▸ RECORD LIST:

(begin)

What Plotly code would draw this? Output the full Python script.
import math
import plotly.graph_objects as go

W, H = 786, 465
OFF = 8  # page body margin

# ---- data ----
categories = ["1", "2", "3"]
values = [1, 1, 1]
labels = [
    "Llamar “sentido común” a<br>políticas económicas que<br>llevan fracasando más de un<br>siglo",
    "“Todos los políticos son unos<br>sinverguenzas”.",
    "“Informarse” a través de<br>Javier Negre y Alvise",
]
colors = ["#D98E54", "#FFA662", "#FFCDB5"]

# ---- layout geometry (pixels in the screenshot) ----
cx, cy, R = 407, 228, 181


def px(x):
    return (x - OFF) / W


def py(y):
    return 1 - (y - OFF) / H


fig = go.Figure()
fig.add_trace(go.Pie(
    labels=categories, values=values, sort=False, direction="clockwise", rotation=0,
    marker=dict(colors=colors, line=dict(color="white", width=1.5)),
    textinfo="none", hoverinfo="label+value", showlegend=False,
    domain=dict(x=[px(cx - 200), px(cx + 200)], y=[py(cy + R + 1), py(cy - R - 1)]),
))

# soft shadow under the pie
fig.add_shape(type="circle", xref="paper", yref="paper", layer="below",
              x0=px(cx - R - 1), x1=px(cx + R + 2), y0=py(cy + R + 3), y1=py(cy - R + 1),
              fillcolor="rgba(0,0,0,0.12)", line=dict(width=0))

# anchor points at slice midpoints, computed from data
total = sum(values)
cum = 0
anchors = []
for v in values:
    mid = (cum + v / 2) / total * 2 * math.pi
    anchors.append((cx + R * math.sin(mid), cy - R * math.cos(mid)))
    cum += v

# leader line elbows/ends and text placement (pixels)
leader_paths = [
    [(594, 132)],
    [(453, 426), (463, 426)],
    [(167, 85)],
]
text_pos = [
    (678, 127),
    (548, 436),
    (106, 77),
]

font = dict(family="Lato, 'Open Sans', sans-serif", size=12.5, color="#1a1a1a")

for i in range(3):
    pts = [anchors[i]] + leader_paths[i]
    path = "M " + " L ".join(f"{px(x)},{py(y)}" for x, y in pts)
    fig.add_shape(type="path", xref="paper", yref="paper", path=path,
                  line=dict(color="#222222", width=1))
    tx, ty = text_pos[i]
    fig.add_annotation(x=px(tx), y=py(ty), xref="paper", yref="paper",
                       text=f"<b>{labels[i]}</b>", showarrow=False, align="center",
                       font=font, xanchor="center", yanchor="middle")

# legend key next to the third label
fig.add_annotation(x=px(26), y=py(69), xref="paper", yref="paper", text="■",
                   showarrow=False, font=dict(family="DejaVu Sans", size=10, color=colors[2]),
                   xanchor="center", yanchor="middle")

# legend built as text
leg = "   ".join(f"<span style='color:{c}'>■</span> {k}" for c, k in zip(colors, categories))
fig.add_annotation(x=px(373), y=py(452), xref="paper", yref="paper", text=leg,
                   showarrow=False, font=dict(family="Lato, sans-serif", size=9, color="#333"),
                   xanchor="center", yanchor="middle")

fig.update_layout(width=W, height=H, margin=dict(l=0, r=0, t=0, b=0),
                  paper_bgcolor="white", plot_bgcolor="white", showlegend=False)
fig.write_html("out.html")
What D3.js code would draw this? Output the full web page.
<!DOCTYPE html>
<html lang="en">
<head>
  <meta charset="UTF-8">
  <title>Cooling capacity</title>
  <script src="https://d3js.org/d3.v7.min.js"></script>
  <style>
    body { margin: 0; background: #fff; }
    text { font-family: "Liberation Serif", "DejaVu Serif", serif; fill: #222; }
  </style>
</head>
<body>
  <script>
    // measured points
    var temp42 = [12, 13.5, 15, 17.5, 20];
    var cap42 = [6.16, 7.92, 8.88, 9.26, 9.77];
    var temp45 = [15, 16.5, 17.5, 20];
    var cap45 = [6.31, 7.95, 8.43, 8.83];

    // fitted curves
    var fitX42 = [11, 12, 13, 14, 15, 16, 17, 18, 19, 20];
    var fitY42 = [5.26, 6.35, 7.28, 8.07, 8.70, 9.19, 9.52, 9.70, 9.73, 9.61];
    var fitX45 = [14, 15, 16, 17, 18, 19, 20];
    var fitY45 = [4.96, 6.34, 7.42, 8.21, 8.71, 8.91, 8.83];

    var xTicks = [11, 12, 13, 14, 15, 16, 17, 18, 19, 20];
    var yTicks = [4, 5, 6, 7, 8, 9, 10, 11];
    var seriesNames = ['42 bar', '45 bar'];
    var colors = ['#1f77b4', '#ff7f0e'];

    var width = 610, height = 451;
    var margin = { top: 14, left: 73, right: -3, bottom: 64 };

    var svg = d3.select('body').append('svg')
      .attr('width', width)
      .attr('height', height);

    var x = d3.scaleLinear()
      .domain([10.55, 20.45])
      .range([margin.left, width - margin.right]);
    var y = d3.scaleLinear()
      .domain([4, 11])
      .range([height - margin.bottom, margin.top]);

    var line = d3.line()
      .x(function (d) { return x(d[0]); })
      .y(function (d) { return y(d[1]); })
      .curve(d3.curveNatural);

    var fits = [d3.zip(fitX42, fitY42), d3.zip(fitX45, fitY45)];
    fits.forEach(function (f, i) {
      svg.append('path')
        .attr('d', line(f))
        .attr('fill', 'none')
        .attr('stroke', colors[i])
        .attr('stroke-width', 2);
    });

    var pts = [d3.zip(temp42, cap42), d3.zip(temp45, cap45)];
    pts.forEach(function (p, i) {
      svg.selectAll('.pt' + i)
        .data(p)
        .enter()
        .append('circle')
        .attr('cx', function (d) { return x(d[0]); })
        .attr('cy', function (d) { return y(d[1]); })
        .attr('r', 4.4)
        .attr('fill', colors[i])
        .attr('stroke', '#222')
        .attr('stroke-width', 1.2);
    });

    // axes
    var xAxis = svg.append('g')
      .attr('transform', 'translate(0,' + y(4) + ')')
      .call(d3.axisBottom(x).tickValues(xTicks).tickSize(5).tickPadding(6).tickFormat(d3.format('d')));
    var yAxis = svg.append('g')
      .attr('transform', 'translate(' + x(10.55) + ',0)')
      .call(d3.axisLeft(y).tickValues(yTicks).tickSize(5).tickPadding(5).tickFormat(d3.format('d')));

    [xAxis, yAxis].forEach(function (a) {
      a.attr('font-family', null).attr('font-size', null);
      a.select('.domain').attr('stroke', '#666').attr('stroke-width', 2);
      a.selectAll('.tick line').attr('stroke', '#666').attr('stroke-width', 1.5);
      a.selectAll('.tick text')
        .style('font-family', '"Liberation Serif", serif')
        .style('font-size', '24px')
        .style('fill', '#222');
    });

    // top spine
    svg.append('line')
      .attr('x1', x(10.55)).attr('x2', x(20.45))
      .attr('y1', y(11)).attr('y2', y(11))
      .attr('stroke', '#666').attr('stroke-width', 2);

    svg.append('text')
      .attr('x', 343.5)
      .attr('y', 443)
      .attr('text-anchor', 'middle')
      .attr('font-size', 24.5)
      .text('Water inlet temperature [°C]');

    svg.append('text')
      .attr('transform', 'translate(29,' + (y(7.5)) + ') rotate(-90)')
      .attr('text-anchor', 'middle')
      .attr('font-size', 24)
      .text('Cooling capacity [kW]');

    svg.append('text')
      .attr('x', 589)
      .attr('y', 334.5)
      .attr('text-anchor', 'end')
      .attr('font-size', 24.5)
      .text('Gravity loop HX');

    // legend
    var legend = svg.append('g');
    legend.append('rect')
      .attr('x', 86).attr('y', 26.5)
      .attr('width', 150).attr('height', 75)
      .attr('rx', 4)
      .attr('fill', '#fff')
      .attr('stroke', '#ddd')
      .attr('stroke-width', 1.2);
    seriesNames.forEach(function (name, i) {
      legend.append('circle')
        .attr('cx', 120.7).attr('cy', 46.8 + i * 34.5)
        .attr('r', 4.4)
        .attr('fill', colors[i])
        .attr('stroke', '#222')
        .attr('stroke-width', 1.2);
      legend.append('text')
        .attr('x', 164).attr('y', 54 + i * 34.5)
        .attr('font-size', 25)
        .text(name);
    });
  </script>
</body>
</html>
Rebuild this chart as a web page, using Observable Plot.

(end)

Your output shall consist solely of the lines from the line with "What D3.js code" to the line with "var fitY45 = [4.96, 6.34, 7.42, 8.21, 8.71, 8.91, 8.83];", reproduced exactly, both ends included.

What D3.js code would draw this? Output the full web page.
<!DOCTYPE html>
<html lang="en">
<head>
  <meta charset="UTF-8">
  <title>Cooling capacity</title>
  <script src="https://d3js.org/d3.v7.min.js"></script>
  <style>
    body { margin: 0; background: #fff; }
    text { font-family: "Liberation Serif", "DejaVu Serif", serif; fill: #222; }
  </style>
</head>
<body>
  <script>
    // measured points
    var temp42 = [12, 13.5, 15, 17.5, 20];
    var cap42 = [6.16, 7.92, 8.88, 9.26, 9.77];
    var temp45 = [15, 16.5, 17.5, 20];
    var cap45 = [6.31, 7.95, 8.43, 8.83];

    // fitted curves
    var fitX42 = [11, 12, 13, 14, 15, 16, 17, 18, 19, 20];
    var fitY42 = [5.26, 6.35, 7.28, 8.07, 8.70, 9.19, 9.52, 9.70, 9.73, 9.61];
    var fitX45 = [14, 15, 16, 17, 18, 19, 20];
    var fitY45 = [4.96, 6.34, 7.42, 8.21, 8.71, 8.91, 8.83];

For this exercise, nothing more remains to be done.